Otra pérdida es el respeto y la consideración de una parte de la sociedad, la más poderosa, pero al mismo tiempo recabas el apoyo de otra comunidad, aquella que realmente merece la pena que te tengan respeto. No me refiero a aquellos que reconocen tu labor y no te ningunean en tu propia cara, sino de una comunidad que trasciende el tiempo y el espacio. A este respecto, he leído en estos últimos días una obra de Joseph Campbell, editada recientemente por Atalanta, titulada “El éxtasis del ser. Mitología y danza”. En un pasaje de esta obra, Campbell traza una línea genealógica que une a autores que han marcado mi trayectoria intelectual, como C. G. Jung, Thomas Mann, Goethe, Emerson, Thoreau y Walt Whitman que comparten una misma “filosofía mística”. Todos ellos tienen en común el reconocimiento de un mundo intermedio al que sólo se puede acceder por medio de la contemplación de la naturaleza, el estudio de la mitología y el cultivo del arte. Como decía Cézanne, “el arte es una armonía paralela a la naturaleza”.

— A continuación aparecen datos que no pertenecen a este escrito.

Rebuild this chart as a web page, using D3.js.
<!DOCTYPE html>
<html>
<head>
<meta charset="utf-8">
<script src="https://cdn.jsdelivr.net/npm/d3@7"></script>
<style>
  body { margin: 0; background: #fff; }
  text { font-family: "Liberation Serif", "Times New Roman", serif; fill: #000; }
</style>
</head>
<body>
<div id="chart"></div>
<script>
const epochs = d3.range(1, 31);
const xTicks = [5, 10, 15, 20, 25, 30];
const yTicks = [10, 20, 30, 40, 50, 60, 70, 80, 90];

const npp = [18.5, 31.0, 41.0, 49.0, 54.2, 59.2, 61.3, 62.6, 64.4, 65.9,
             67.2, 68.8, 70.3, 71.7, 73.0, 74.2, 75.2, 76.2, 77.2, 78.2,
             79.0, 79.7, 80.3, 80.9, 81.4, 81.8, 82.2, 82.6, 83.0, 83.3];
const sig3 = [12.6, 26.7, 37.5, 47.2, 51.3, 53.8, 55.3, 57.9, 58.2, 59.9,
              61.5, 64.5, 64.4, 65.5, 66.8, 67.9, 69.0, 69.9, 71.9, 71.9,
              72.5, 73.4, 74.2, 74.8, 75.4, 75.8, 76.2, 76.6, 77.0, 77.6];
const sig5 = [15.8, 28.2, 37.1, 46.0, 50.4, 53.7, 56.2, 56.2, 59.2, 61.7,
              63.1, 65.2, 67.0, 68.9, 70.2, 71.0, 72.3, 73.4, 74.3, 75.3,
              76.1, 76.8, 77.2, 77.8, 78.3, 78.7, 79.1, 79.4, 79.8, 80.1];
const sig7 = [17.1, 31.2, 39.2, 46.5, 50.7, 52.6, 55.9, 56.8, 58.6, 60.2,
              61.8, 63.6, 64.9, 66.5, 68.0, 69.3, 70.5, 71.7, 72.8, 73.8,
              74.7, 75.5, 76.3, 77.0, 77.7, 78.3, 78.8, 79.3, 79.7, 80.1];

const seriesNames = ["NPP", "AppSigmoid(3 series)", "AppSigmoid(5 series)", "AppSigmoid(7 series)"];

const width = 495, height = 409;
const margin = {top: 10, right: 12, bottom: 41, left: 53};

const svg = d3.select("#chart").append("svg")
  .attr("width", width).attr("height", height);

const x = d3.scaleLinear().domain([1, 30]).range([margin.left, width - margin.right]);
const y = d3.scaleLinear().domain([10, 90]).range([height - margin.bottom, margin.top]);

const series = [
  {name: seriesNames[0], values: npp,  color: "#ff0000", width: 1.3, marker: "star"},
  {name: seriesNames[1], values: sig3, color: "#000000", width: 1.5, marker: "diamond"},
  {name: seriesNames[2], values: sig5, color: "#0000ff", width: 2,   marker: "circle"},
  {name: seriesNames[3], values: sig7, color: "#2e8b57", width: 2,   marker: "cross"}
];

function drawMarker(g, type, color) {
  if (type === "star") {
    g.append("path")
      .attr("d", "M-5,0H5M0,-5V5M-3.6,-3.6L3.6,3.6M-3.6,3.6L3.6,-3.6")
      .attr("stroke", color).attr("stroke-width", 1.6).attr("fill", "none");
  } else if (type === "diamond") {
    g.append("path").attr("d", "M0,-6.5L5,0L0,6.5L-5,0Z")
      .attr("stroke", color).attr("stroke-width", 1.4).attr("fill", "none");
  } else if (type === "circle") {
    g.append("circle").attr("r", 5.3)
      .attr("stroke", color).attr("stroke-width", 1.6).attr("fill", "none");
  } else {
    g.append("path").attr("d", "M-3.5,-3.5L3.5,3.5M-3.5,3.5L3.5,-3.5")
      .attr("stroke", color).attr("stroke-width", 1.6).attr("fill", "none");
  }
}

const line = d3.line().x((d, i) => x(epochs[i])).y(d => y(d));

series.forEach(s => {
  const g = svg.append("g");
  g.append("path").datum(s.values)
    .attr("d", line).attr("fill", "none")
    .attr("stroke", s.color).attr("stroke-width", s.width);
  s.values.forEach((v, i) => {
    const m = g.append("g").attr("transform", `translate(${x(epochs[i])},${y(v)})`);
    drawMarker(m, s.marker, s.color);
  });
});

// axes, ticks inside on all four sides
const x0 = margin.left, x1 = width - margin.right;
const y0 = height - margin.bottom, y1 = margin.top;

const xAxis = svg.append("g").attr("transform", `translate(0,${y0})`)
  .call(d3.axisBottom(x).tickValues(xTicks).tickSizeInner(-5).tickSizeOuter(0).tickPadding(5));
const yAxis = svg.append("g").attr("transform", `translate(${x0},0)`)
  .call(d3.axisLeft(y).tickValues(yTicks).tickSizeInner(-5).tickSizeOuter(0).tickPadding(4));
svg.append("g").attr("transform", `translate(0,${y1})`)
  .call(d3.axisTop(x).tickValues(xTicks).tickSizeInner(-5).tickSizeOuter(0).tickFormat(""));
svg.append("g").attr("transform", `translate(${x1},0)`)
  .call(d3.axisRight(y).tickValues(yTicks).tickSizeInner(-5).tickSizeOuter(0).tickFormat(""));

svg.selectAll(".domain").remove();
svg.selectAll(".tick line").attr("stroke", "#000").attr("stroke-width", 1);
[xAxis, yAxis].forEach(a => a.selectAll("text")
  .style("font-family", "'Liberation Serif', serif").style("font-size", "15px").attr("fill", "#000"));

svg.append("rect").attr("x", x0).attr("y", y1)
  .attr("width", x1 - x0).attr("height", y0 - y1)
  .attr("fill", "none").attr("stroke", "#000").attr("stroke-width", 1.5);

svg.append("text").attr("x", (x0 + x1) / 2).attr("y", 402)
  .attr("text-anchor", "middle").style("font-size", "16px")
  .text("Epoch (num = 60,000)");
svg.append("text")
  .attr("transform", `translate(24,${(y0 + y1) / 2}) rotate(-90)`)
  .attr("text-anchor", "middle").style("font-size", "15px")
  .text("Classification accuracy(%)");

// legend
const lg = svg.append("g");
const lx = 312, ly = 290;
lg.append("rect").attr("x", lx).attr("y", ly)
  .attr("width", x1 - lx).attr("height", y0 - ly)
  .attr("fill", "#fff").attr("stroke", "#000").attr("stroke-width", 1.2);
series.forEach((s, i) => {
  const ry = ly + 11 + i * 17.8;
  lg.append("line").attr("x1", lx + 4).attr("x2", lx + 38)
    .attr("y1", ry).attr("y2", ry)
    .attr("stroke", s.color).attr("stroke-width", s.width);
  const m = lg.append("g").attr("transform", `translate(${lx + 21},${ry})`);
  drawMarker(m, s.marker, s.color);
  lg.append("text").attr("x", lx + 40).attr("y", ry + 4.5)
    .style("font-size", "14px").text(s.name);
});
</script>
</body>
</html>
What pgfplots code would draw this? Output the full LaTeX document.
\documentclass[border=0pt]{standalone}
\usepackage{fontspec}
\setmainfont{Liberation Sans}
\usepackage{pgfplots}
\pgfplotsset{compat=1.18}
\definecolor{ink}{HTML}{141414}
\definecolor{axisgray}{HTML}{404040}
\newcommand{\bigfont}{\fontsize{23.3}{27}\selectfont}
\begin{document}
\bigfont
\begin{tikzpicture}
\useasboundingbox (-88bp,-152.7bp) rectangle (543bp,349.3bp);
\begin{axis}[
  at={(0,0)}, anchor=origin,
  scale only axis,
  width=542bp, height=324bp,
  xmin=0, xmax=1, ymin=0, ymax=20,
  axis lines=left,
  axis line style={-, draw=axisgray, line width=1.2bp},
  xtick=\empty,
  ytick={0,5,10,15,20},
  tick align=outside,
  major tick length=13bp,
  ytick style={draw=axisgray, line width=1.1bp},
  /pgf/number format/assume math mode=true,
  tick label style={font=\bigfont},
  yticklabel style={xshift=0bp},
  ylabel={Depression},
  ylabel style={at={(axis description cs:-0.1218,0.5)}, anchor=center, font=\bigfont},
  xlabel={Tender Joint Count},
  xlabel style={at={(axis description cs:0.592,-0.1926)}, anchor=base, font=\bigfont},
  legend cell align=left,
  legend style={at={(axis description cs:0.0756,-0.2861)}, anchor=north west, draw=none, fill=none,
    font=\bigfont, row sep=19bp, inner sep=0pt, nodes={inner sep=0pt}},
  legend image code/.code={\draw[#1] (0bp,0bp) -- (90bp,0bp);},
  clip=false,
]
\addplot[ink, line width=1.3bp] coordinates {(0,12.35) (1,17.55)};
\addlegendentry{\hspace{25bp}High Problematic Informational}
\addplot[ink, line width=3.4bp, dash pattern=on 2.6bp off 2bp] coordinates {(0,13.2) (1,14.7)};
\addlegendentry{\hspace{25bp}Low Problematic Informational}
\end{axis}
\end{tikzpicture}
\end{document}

No tengo la más mínima duda de que cada uno venimos a este mundo con un propósito y que la plenitud existencial consiste en seguir nuestro camino con valentía y decisión. Hay quienes han dedicado buena parte de su trayectoria profesional al estudio de puertas históricas y para mí merecen todo mi respeto y consideración. En mi caso, una vez identificada la puerta de la eternidad que se erige sobre Ceuta, todo mi empeño se ha dirigido a encontrar la llave que la abre para que el espíritu de este lugar regrese a esta tierra sagrada, mágica y mítica y así este lugar sea resacralizado. Esto no sucederá al menos que nos desprendamos del mito de la máquina. El siguiente paso depende de nosotros, pues, como concluyó Lewis Mumford en su monumental obra “El Pentágono del Poder”, “las puertas de la cárcel tecnocrática se abrirán automáticamente, pese a sus herrumbrosas bisagras, en cuanto nos decidamos a salir de ella”. Al otro lado de la puerta nos espera un mito ignorado y ninguneado por los conductores de la megamáquina y sus complacientes seguidores: el mito de la vida. Este relato mitológico ha sido representado durante muchos milenios en Ceuta y en el Estrecho de Gibraltar y ha permanecido oculto de manera interesada, como ciertos elementos arqueológicos empotrados en milenarias murallas. La sincronía es muy sugerente, aunque los caminos que han conducido a ambos descubrimientos han sido claramente distantes, así como lo han estado sus respectivos caminantes. En cualquier caso, lo importante es lo que nos espera al otro lado de la puerta.